If they get rid of the coach's challenge, everyone cries forever when their teams gives up a goal even though a player was a centimeter offside 12 seconds earlier. And if they enforce the rules as they're currently constituted, everyone cries that reviews are slowing down the game (they are) and this is all ticky-tacky nonsense (it is).

People will always complain about everything the league does, in part because nearly everything the league does is in some way fundamentally screwed-up.

Is there a good answer on this review situation? There was before the review was introduced, and there still is. But nobody will like the answer.

“Accept that sometimes officials will screw things up” is not something anyone wants to hear.

(Not ranked this week: Cap space wanters.

One other thing that came out of all this was potentially worrisome for a lot of teams.

Bill Daly revealed the salary cap is expected to stay “relatively flat.” That doesn't include the potential for the players to use all or part of their 5 percent escalator, but even if they use all of it, the cap probably only goes up about $3.5 million.

Cap Friendly has a pretty good rundown of the current cap space each team has for next season, and the results aren't pretty. Pittsburgh is currently over the estimated $71.4 million cap, and Chicago has just $4.4 million or so to spare, but only 17 players signed. Even Columbus — and how would you like to be a team that dismal with this problem? — is within about $4.8 million and only has 19 players signed for next season.

This is the logical endpoint of the cautionary tale about believing the cap would just go up forever, as some teams very clearly did.

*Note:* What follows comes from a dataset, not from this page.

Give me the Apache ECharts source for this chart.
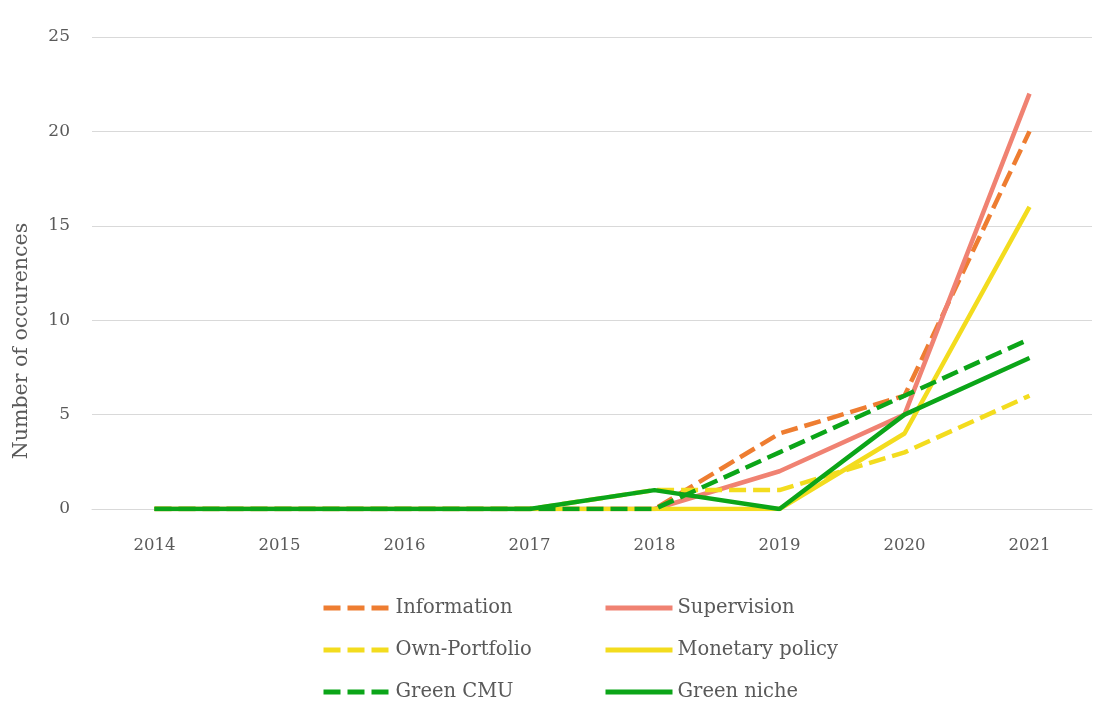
<!DOCTYPE html>
<html>
<head>
<meta charset="utf-8">
<script src="https://cdn.jsdelivr.net/npm/echarts@6/dist/echarts.min.js"></script>
<style>
    html, body { margin: 0; padding: 0; background: #fff; }
    #chart { width: 1107px; height: 713px; }
</style>
</head>
<body>
<div id="chart"></div>
<script>
    // years on the x axis
    var years = ['2014', '2015', '2016', '2017', '2018', '2019', '2020', '2021'];

    // occurences per topic
    var information = [0, 0, 0, 0, 0, 4, 6, 20];
    var supervision = [0, 0, 0, 0, 0, 2, 5, 22];
    var ownPortfolio = [0, 0, 0, 0, 1, 1, 3, 6];
    var monetaryPolicy = [0, 0, 0, 0, 0, 0, 4, 16];
    var greenCmu = [0, 0, 0, 0, 0, 3, 6, 9];
    var greenNiche = [0, 0, 0, 0, 1, 0, 5, 8];

    var seriesNames = ['Information', 'Supervision', 'Own-Portfolio', 'Monetary policy', 'Green CMU', 'Green niche'];
    var yTicks = [0, 5, 10, 15, 20, 25];

    var font = 'DejaVu Serif';
    var dash = [17, 7];

    function makeLine(name, data, color, dashed) {
        return {
            name: name,
            type: 'line',
            data: data,
            symbol: 'none',
            animation: false,
            lineStyle: {
                color: color,
                width: 4.5,
                type: dashed ? dash : 'solid'
            },
            itemStyle: {color: color}
        };
    }

    // one legend per entry so the two columns line up
    function makeLegend(name, left, top) {
        return {
            data: [name],
            left: left,
            top: top,
            padding: 0,
            itemWidth: 67,
            itemHeight: 1,   // keeps the legend symbol hidden under the line
            itemGap: 5,
            lineStyle: {width: 5},
            textStyle: {fontFamily: font, fontSize: 19.5, color: '#595959'}
        };
    }

    var myChart = echarts.init(document.getElementById('chart'));
    var option = {
        backgroundColor: '#fff',
        grid: {
            left: 92,
            right: 15,
            top: 37,
            bottom: 204
        },
        legend: [
            makeLegend(seriesNames[0], 321, 598),
            makeLegend(seriesNames[1], 603, 598),
            makeLegend(seriesNames[2], 321, 640),
            makeLegend(seriesNames[3], 603, 640),
            makeLegend(seriesNames[4], 321, 682),
            makeLegend(seriesNames[5], 603, 682)
        ],
        graphic: [
            {
                type: 'text',
                x: 22,
                y: 341,
                rotation: Math.PI / 2,
                style: {
                    text: 'Number of occurences',
                    fontFamily: font,
                    fontSize: 20.5,
                    fill: '#595959',
                    align: 'center',
                    verticalAlign: 'middle'
                }
            }
        ],
        xAxis: {
            type: 'category',
            data: years,
            boundaryGap: true,
            axisLine: {lineStyle: {color: '#D9D9D9', width: 1}},
            axisTick: {show: false},
            axisLabel: {fontFamily: font, fontSize: 16.5, color: '#595959', margin: 28}
        },
        yAxis: {
            type: 'value',
            min: yTicks[0],
            max: yTicks[yTicks.length - 1],
            interval: 5,
            axisLine: {show: false},
            axisTick: {show: false},
            splitLine: {lineStyle: {color: '#D9D9D9', width: 1}},
            axisLabel: {fontFamily: font, fontSize: 17, color: '#595959', margin: 22}
        },
        series: [
            makeLine(seriesNames[0], information, '#EE7D31', true),
            makeLine(seriesNames[1], supervision, '#F08272', false),
            makeLine(seriesNames[2], ownPortfolio, '#F3DC1E', true),
            makeLine(seriesNames[3], monetaryPolicy, '#F3DC1E', false),
            makeLine(seriesNames[4], greenCmu, '#0BA518', true),
            makeLine(seriesNames[5], greenNiche, '#0BA518', false)
        ]
    };
    myChart.setOption(option);
</script>
</body>
</html>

Cap disaster is coming to a number of clubs, and more will be looking to move some of their more cumbersome existing deals as a result.

That creates a hell of a buyers' market for players seeking extensions with their current teams as well, particularly expensive RFAs. Could we see more “Saad-to-Columbus” type moves? I would guess yes.

Teams have to do what they can when their forward-thinking efforts didn't end up being right.)